▸ **Problem requirements**:
Take the material below and retype it in full; pictures are left out.

▸ **Data**:

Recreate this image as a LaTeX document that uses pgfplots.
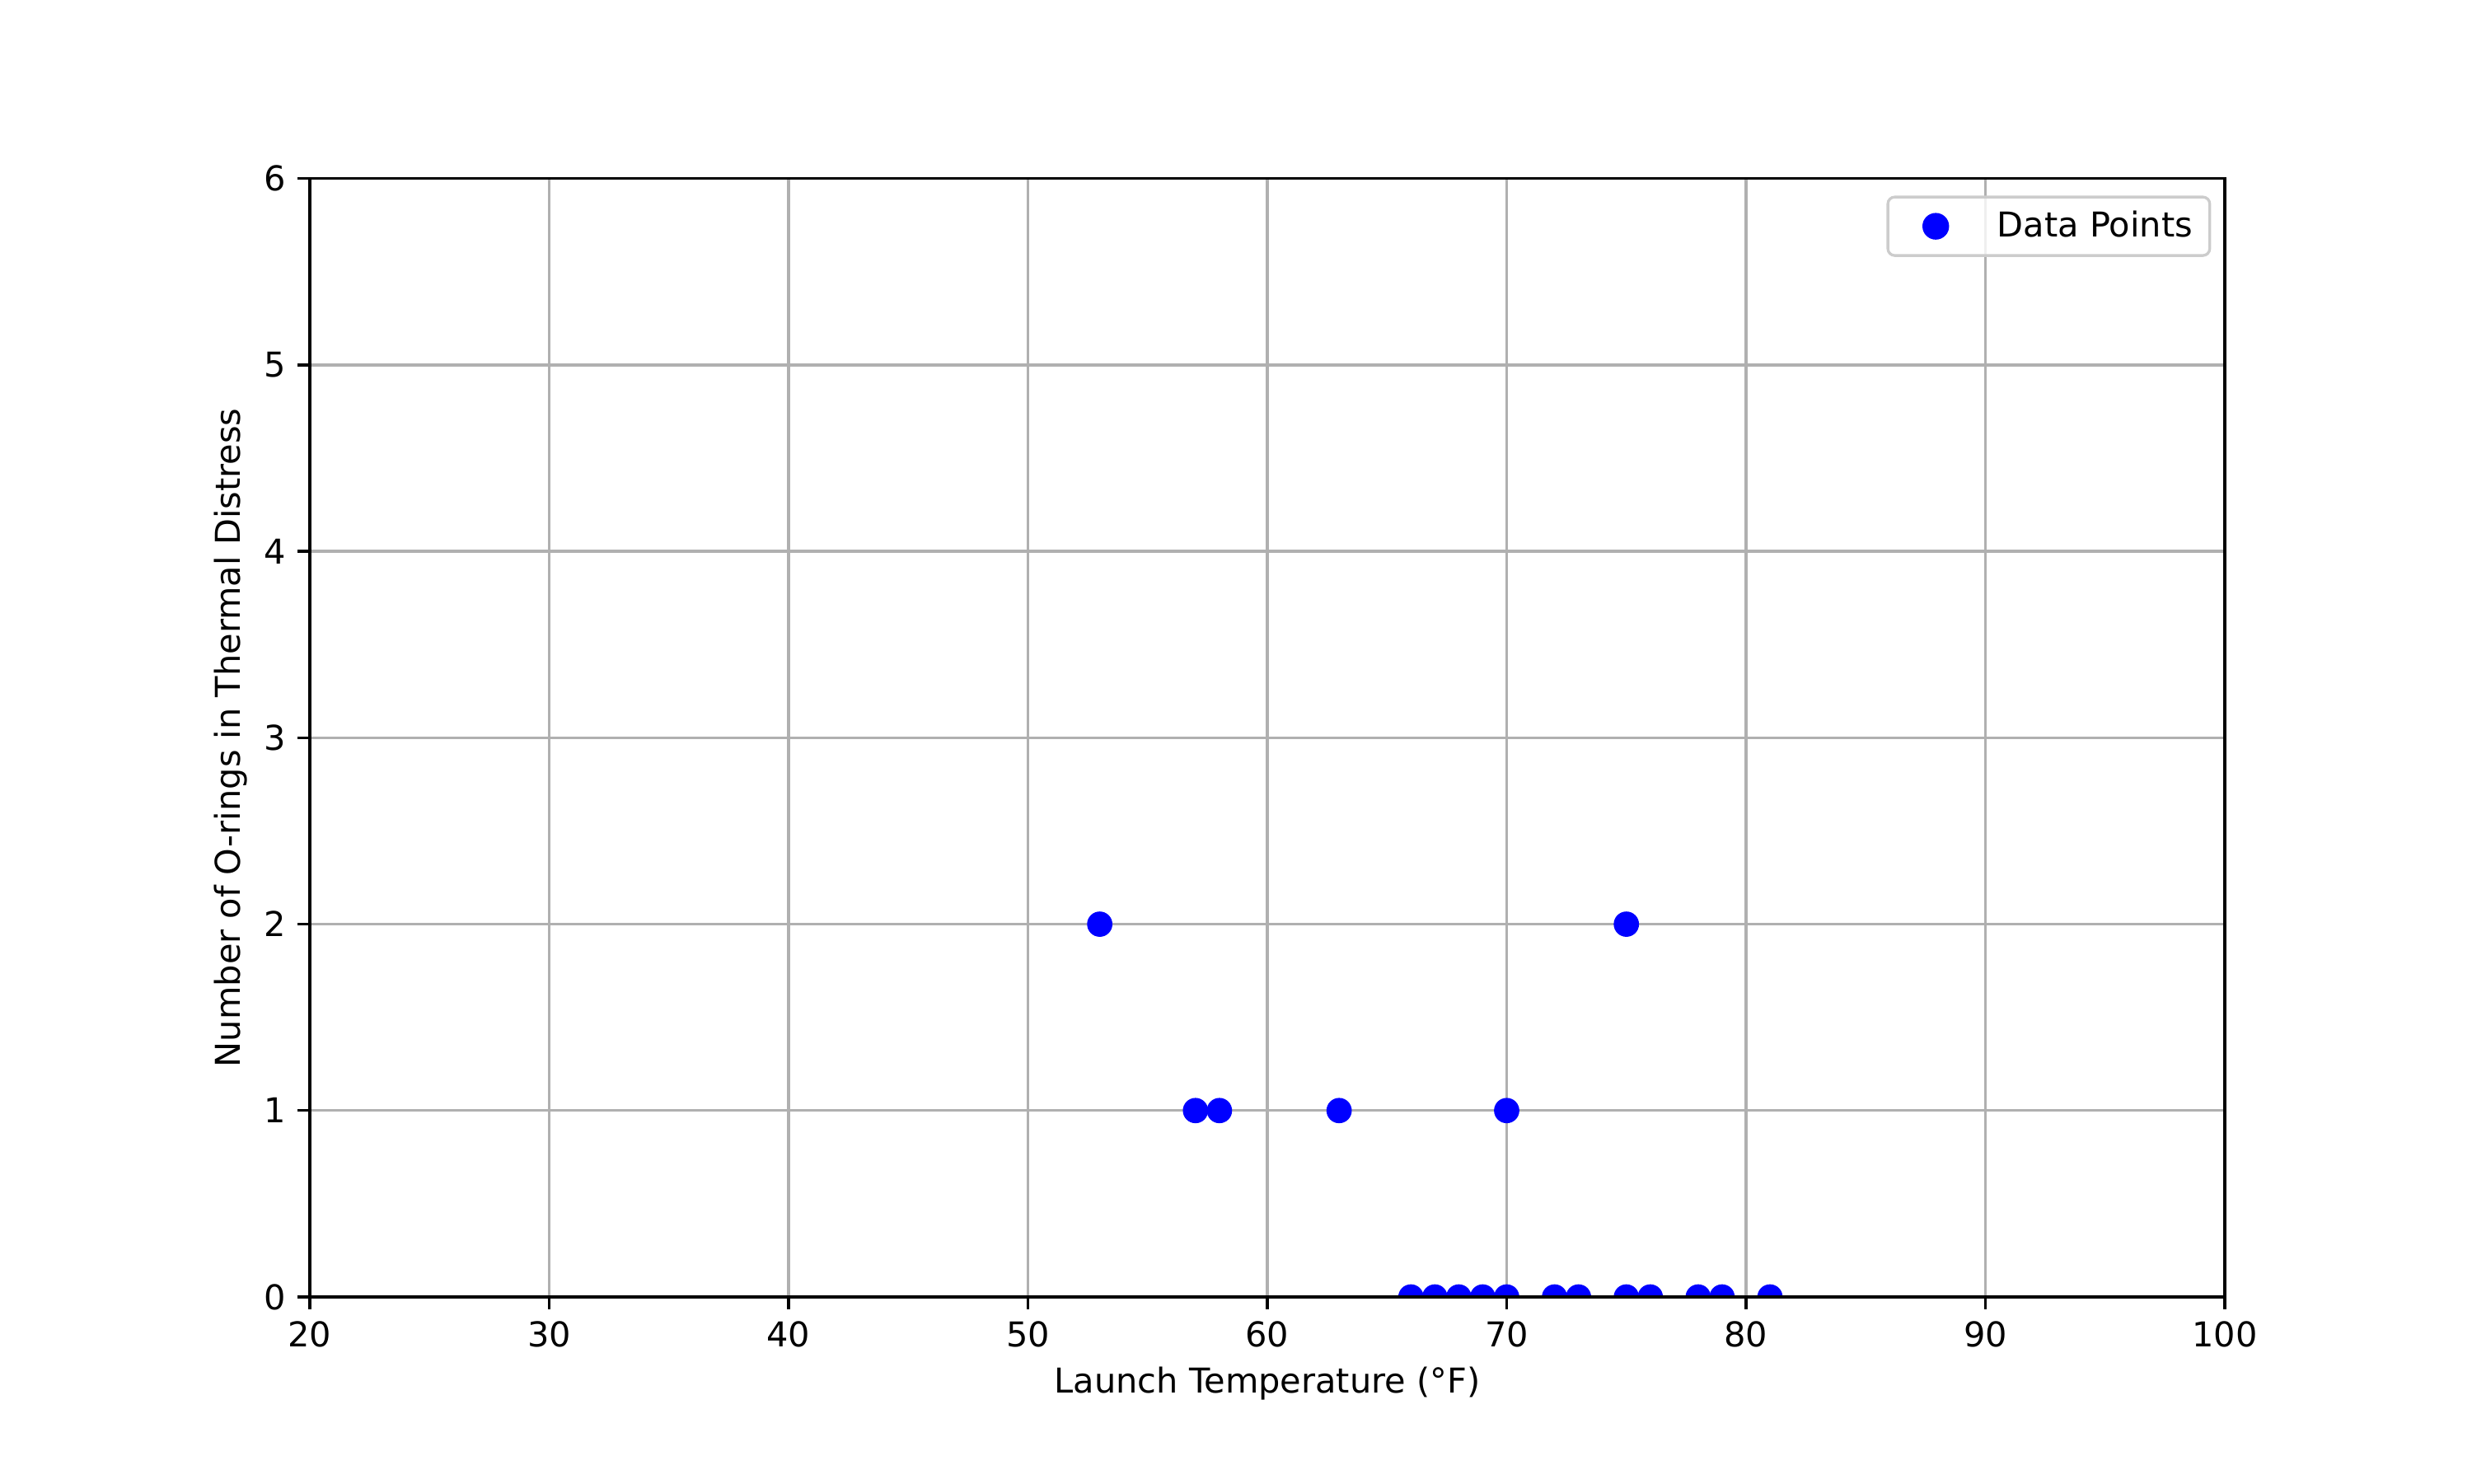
\documentclass[border=0pt]{standalone}
\usepackage{fontspec}
\setmainfont{DejaVu Sans}
\usepackage{pgfplots}
\pgfplotsset{compat=1.18}
\definecolor{gridgray}{HTML}{B0B0B0}
\definecolor{legedge}{HTML}{CCCCCC}
\begin{document}
\begin{tikzpicture}
\path (-90.58pt,-54.44pt) rectangle (632.12pt,379.18pt);
\begin{axis}[
  at={(0pt,0pt)}, anchor=south west,
  scale only axis,
  width=559.85pt, height=326.98pt,
  xmin=20, xmax=100, ymin=0, ymax=6,
  xtick={20,30,...,100}, ytick={0,1,...,6},
  /pgf/number format/assume math mode=true,
  font=\fontsize{10}{12}\selectfont,
  tick label style={font=\fontsize{10}{12}\selectfont},
  label style={font=\fontsize{10}{12}\selectfont},
  tick align=outside, tick pos=left,
  major tick length=3.5pt,
  every tick/.style={black, line width=0.8pt},
  axis line style={line width=0.8pt},
  grid=major,
  major grid style={gridgray, line width=0.8pt},
  clip marker paths=true,
  xlabel={Launch Temperature (°F)},
  ylabel={Number of O-rings in Thermal Distress},
  xlabel style={yshift=1pt},
  ylabel style={yshift=-2pt},
  legend style={at={(rel axis cs:1,1)}, xshift=-4pt, yshift=-5pt, anchor=north east,
    draw=legedge, line width=0.8pt, rounded corners=2pt, fill=white, fill opacity=0.8, text opacity=1,
    font=\fontsize{10}{12}\selectfont, inner xsep=3pt, inner ysep=2pt,
    /tikz/every odd column/.append style={column sep=5pt}},
  legend image code/.code={\path[draw=none,fill=none] (0pt,0pt) -- (22pt,0pt);\draw[only marks,opacity=1,fill opacity=1,draw opacity=1] plot coordinates {(11pt,0pt)};},
  legend cell align=left,
  after end axis/.code={\draw[line width=0.8pt] (rel axis cs:0,0) rectangle (rel axis cs:1,1);},
]
\addplot[only marks, mark=*, mark size=3.5pt, color=blue, draw=blue, fill=blue] coordinates {
(66,0) (67,0) (68,0) (69,0) (70,0) (72,0) (73,0) (75,0) (76,0) (78,0) (79,0) (81,0)
(57,1) (58,1) (63,1) (70,1)
(53,2) (75,2)
};
\addlegendentry{Data Points}
\end{axis}
\end{tikzpicture}
\end{document}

▸ **Written solution**:
Recreate this image as a LaTeX document that uses pgfplots.
\documentclass[border=0pt]{standalone}
\usepackage{fontspec}
\setmainfont{DejaVu Sans}
\usepackage{pgfplots}
\pgfplotsset{compat=1.18}
\definecolor{gridgray}{HTML}{B0B0B0}
\definecolor{legedge}{HTML}{CCCCCC}
\begin{document}
\begin{tikzpicture}
\path (-90.58pt,-54.44pt) rectangle (632.12pt,379.18pt);
\begin{axis}[
  at={(0pt,0pt)}, anchor=south west,
  scale only axis,
  width=559.85pt, height=326.98pt,
  xmin=20, xmax=100, ymin=0, ymax=6,
  xtick={20,30,...,100}, ytick={0,1,...,6},
  /pgf/number format/assume math mode=true,
  font=\fontsize{10}{12}\selectfont,
  tick label style={font=\fontsize{10}{12}\selectfont},
  label style={font=\fontsize{10}{12}\selectfont},
  tick align=outside, tick pos=left,
  major tick length=3.5pt,
  every tick/.style={black, line width=0.8pt},
  axis line style={line width=0.8pt},
  grid=major,
  major grid style={gridgray, line width=0.8pt},
  clip marker paths=true,
  xlabel={Launch Temperature (°F)},
  ylabel={Number of O-rings in Thermal Distress},
  xlabel style={yshift=1pt},
  ylabel style={yshift=-2pt},
  legend style={at={(rel axis cs:1,1)}, xshift=-4pt, yshift=-5pt, anchor=north east,
    draw=legedge, line width=0.8pt, rounded corners=2pt, fill=white, fill opacity=0.8, text opacity=1,
    font=\fontsize{10}{12}\selectfont, inner xsep=3pt, inner ysep=2pt,
    /tikz/every odd column/.append style={column sep=5pt}},
  legend image code/.code={\path[draw=none,fill=none] (0pt,0pt) -- (22pt,0pt);\draw[only marks,opacity=1,fill opacity=1,draw opacity=1] plot coordinates {(11pt,0pt)};},
  legend cell align=left,
  after end axis/.code={\draw[line width=0.8pt] (rel axis cs:0,0) rectangle (rel axis cs:1,1);},
]
\addplot[only marks, mark=*, mark size=3.5pt, color=blue, draw=blue, fill=blue] coordinates {
(66,0) (67,0) (68,0) (69,0) (70,0) (72,0) (73,0) (75,0) (76,0) (78,0) (79,0) (81,0)
(57,1) (58,1) (63,1) (70,1)
(53,2) (75,2)
};
\addlegendentry{Data Points}
\end{axis}
\end{tikzpicture}
\end{document}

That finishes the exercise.